As a deadly storm system continued its eastward trek Tuesday, the
South began tallying its losses from a tornado outbreak that killed at
least 34 people in a swath from Arkansas, Oklahoma and Iowa to
Mississippi, Alabama and Tennessee.
The harsh weather carved a
wound from the Midwest and eastward, bringing severe thunderstorms,
fierce winds and large hail, with the latest tornadoes damaging homes in
North Carolina on Tuesday evening. Significant portions of Alabama and
Mississippi remained under tornado watch.
Hundreds of injuries
have been reported since Sunday as homes and buildings toppled, mobile
homes were tossed like toys and heavy vehicles twisted in the wind.

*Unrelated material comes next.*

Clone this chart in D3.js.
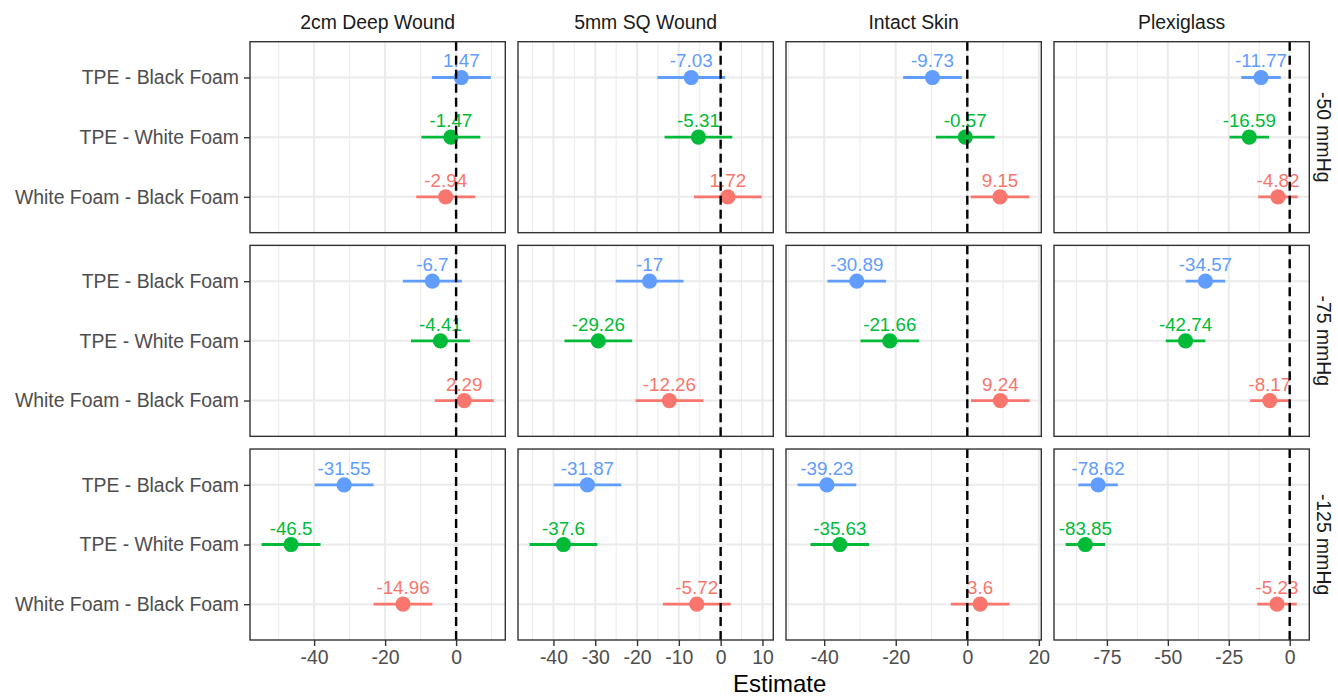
<!DOCTYPE html>
<html>
<head>
<meta charset="utf-8">
<script src="https://cdn.jsdelivr.net/npm/d3@7"></script>
<style>
  body { margin: 0; background: #fff; }
  svg { display: block; font-family: "Liberation Sans", Arial, Helvetica, sans-serif; }
</style>
</head>
<body>
<div id="chart"></div>
<script>
// facet labels
var wounds = ["2cm Deep Wound", "5mm SQ Wound", "Intact Skin", "Plexiglass"];
var pressures = ["-50 mmHg", "-75 mmHg", "-125 mmHg"];
var comparisons = ["TPE - Black Foam", "TPE - White Foam", "White Foam - Black Foam"];
var colors = ["#619CFF", "#00BA38", "#F8766D"];

// estimates [wound][comparison] for each pressure
var est50  = [[1.47, -1.47, -2.94], [-7.03, -5.31, 1.72], [-9.73, -0.57, 9.15], [-11.77, -16.59, -4.82]];
var est75  = [[-6.7, -4.41, 2.29], [-17, -29.26, -12.26], [-30.89, -21.66, 9.24], [-34.57, -42.74, -8.17]];
var est125 = [[-31.55, -46.5, -14.96], [-31.87, -37.6, -5.72], [-39.23, -35.63, 3.6], [-78.62, -83.85, -5.23]];

// confidence interval ends
var lo50  = [[-6.83, -9.77, -11.24], [-15.13, -13.41, -6.38], [-17.93, -8.77, 0.95], [-19.87, -24.69, -12.92]];
var hi50  = [[9.77, 6.83, 5.36], [1.07, 2.79, 9.82], [-1.53, 7.63, 17.35], [-3.67, -8.49, 3.28]];
var lo75  = [[-15.0, -12.71, -6.01], [-25.1, -37.36, -20.36], [-39.09, -29.86, 1.04], [-42.67, -50.84, -16.27]];
var hi75  = [[1.6, 3.89, 10.59], [-8.9, -21.16, -4.16], [-22.69, -13.46, 17.44], [-26.47, -34.64, -0.07]];
var lo125 = [[-39.85, -54.8, -23.26], [-39.97, -45.7, -13.82], [-47.43, -43.83, -4.6], [-86.72, -91.95, -13.33]];
var hi125 = [[-23.25, -38.2, -6.66], [-23.77, -29.5, 2.38], [-31.03, -27.43, 11.8], [-70.52, -75.75, 2.87]];

// x tick labels per wound column
var xTicks = [[-40, -20, 0], [-40, -30, -20, -10, 0, 10], [-40, -20, 0, 20], [-75, -50, -25, 0]];

(function() {
  var estimates = [est50, est75, est125],
      lows = [lo50, lo75, lo125],
      highs = [hi50, hi75, hi125];

  var W = 1338, H = 697,
      padL = 250, padR = 1309.3, padT = 41.7, padB = 640,
      gap = 12.7,
      pw = (padR - padL - gap * 3) / 4,
      ph = (padB - padT - gap * 2) / 3;

  var svg = d3.select("#chart").append("svg")
      .attr("width", W)
      .attr("height", H);

  // one x scale per wound column (free x), with ggplot's 5% expansion
  var xScales = wounds.map(function(_, c) {
    var vals = [];
    for (var r = 0; r < 3; r++) vals = vals.concat(lows[r][c], highs[r][c]);
    var mn = d3.min(vals), mx = d3.max(vals), pad = (mx - mn) * 0.05;
    return d3.scaleLinear().domain([mn - pad, mx + pad]).range([0, pw]);
  });

  var y = d3.scalePoint()
      .domain(comparisons)
      .range([0, ph])
      .padding(0.6);

  function minorTicks(t, dom) {
    var step = t[1] - t[0], out = [];
    for (var v = t[0] - step / 2; v >= dom[0]; v -= step) out.push(v);
    for (var i = 0; i < t.length; i++) {
      var m = t[i] + step / 2;
      if (m <= dom[1]) out.push(m);
    }
    return out;
  }

  pressures.forEach(function(p, r) {
    wounds.forEach(function(w, c) {
      var x = xScales[c];
      var gx = padL + c * (pw + gap), gy = padT + r * (ph + gap);
      var g = svg.append("g")
          .attr("transform", "translate(" + gx + "," + gy + ")");

      g.append("rect").attr("width", pw).attr("height", ph).attr("fill", "#fff");

      g.selectAll(".minor")
        .data(minorTicks(xTicks[c], x.domain()))
        .join("line")
          .attr("class", "minor")
          .attr("x1", d => x(d)).attr("x2", d => x(d))
          .attr("y1", 0).attr("y2", ph)
          .attr("stroke", "#ebebeb").attr("stroke-width", 1);

      g.selectAll(".major")
        .data(xTicks[c])
        .join("line")
          .attr("class", "major")
          .attr("x1", d => x(d)).attr("x2", d => x(d))
          .attr("y1", 0).attr("y2", ph)
          .attr("stroke", "#ebebeb").attr("stroke-width", 2);

      g.selectAll(".hgrid")
        .data(comparisons)
        .join("line")
          .attr("class", "hgrid")
          .attr("x1", 0).attr("x2", pw)
          .attr("y1", d => y(d)).attr("y2", d => y(d))
          .attr("stroke", "#ebebeb").attr("stroke-width", 2);

      var rows = comparisons.map(function(k, i) {
        return { comp: k, est: estimates[r][c][i], lo: lows[r][c][i], hi: highs[r][c][i], color: colors[i] };
      });

      g.selectAll(".ci")
        .data(rows)
        .join("line")
          .attr("class", "ci")
          .attr("x1", d => x(d.lo)).attr("x2", d => x(d.hi))
          .attr("y1", d => y(d.comp)).attr("y2", d => y(d.comp))
          .attr("stroke", d => d.color).attr("stroke-width", 2.8);

      g.selectAll(".pt")
        .data(rows)
        .join("circle")
          .attr("class", "pt")
          .attr("cx", d => x(d.est)).attr("cy", d => y(d.comp))
          .attr("r", 7.6)
          .attr("fill", d => d.color);

      g.selectAll(".lbl")
        .data(rows)
        .join("text")
          .attr("class", "lbl")
          .attr("x", d => x(d.est)).attr("y", d => y(d.comp) - 10)
          .attr("text-anchor", "middle")
          .attr("font-size", "18.8px")
          .attr("fill", d => d.color)
          .text(d => d.est);

      g.append("line")
          .attr("x1", x(0)).attr("x2", x(0))
          .attr("y1", 0).attr("y2", ph)
          .attr("stroke", "#000").attr("stroke-width", 2.4)
          .attr("stroke-dasharray", "9,5");

      g.append("rect")
          .attr("width", pw).attr("height", ph)
          .attr("fill", "none").attr("stroke", "#333").attr("stroke-width", 1.4);

      if (r == 2) {
        g.append("g")
            .attr("transform", "translate(0," + ph + ")")
            .call(d3.axisBottom(x).tickValues(xTicks[c]).tickSize(6).tickPadding(4).tickFormat(d => d))
            .call(a => a.select(".domain").remove())
            .call(a => a.selectAll("line").attr("stroke", "#333").attr("stroke-width", 1.4))
            .call(a => a.selectAll("text").attr("fill", "#4d4d4d").attr("font-size", "19.4px"));
      }
      if (c == 0) {
        g.append("g")
            .call(d3.axisLeft(y).tickSize(6).tickPadding(5))
            .call(a => a.select(".domain").remove())
            .call(a => a.selectAll("line").attr("stroke", "#333").attr("stroke-width", 1.4))
            .call(a => a.selectAll("text").attr("fill", "#4d4d4d").attr("font-size", "19.4px"));
      }
      if (r == 0) {
        svg.append("text")
            .attr("x", gx + pw / 2)
            .attr("y", 29)
            .attr("text-anchor", "middle")
            .attr("font-size", "19.4px")
            .attr("fill", "#1a1a1a")
            .text(w);
      }
      if (c == 3) {
        svg.append("text")
            .attr("transform", "translate(" + (padR + 8) + "," + (gy + ph / 2) + ") rotate(90)")
            .attr("text-anchor", "middle")
            .attr("font-size", "19.4px")
            .attr("fill", "#1a1a1a")
            .text(p);
      }
    });
  });

  svg.append("text")
      .attr("x", (padL + padR) / 2)
      .attr("y", 692)
      .attr("text-anchor", "middle")
      .attr("font-size", "24px")
      .attr("fill", "#000")
      .text("Estimate");
})();
</script>
</body>
</html>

This week's tornadoes occurred near the anniversary of a 2011
outbreak that left more than 350 people dead across the South. In
Alabama, more than 250 people died April 27, 2011, from more than 60
twisters.
This year's tornado season had a much less severe start
but it was still deadly. Dozens of tornadoes have touched down in recent
days, with the majority scouring central Mississippi and northern
Alabama on Monday.
Arkansas, especially in the Little Rock-area
towns of Vilonia and Mayflower, was especially hard hit Sunday with 15
deaths in three counties. A sequence of at least two tornadoes scoured a
nearly straight line of damage through the central part of the state,
bringing winds in excess of 136 mph and carving a track more than half a
mile wide in places.
Speaking
in Washington on Tuesday, Arkansas Republican Rep. Steve Womack said,
"The state's in a state of shock right now." Womack, whose district
northwest of Little Rock was spared much of the damage, added, "These
will try your souls."
The dangerous storms moved through
Mississippi, where tornadoes began to strike Monday afternoon through
the evening. Tupelo, a community of about 35,000 people in northeastern
Mississippi, was hard hit and every building in a two-block area was
damaged, officials told television reporters.